Antwort: Naja, der Zug ist schon vor mehr als 100 Jahren abgefahren. Bevor die Menschheit in das industrielle Zeitalter eintreten wollte, hätten kluge Menschen berechnen müssen, wie viel Kohlenstoffdioxid zukünftig in die Atmosphäre der Erde entsorgt werden sollen und wie viele Bäume nötig sind, um diese Menge wieder aus der Atmosphäre zu entnehmen. Dann hätten die Bäume erst gepflanzt und großgezogen werden müssen und erst danach hätten zusätzliche Mengen Kohlenstoffdioxid in die Atmosphäre entsorgt werden können.

Frage: Hätte, hätte, Fahrradkette. Hört sich irgendwie schräg an. Woher sollten die Menschen vor mehr als 100 Jahren all das Wissen, was die Wissenschaft erst heute herausgefunden hat?

Antwort: Ja doch, die Menschen wussten es nicht besser. Und in der heiligen Schrift stand dazu auch nichts. Das Wissen von heute hat das Verhalten der Menschheit nicht verändert. Wir entsorgen täglich riesige Mengen Kohlenstoffdioxid in die Atmosphäre. Statt Bäume zu pflanzen, wird der Baumbestand unseres Planeten jeden Tag auf allen Kontinenten verringert und es gibt scheinbar keine Macht, die diesen Prozess anhält und umkehrt.

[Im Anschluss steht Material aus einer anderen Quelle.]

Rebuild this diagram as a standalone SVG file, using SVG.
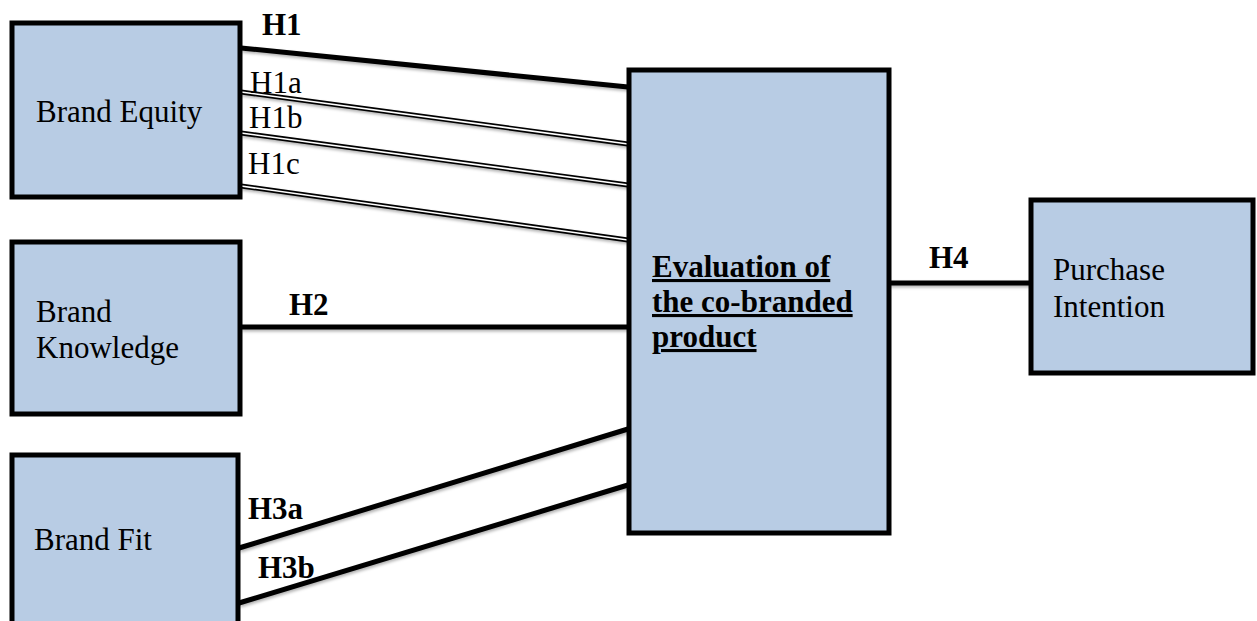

Frage: Wissen verändert also das Verhalten der Menschen nicht und Macht ist darauf gerichtet, Veränderungen zu unterbinden. 

Antwort: Ja, so ist es. Unser Kapitalismus besteht nur so lange, wie wirtschaftliches Wachstum anhält. Die Menschen werden bereits seit frühester Kindheit so konfiguriert, dass sie ohne nachzudenken ihr Leben lang diesem Ziel dienen. Freiheit wird über grenzenlosen Konsum verwirklicht.

Frage: Hört sich sehr pessimistisch an. Und wenn du nun einfach anfängst, Bäume zu pflanzen?

Antwort: Mache ich ja! Auch wenn ich allein das Gleichgewicht im Kohlenstoffdioxid-Kreislauf nicht wiederherstellen kann.

Frage: Du hast aber schon mitbekommen, dass es weltweit viele Initiativen gibt, die deinem Anliegen sehr nahe kommen?

Antwort: Ja doch, ich fühle mich nicht allein. Ich habe hier keine Neuigkeiten verkündet. Du hast mich gefragt und ich sage, was ich denke.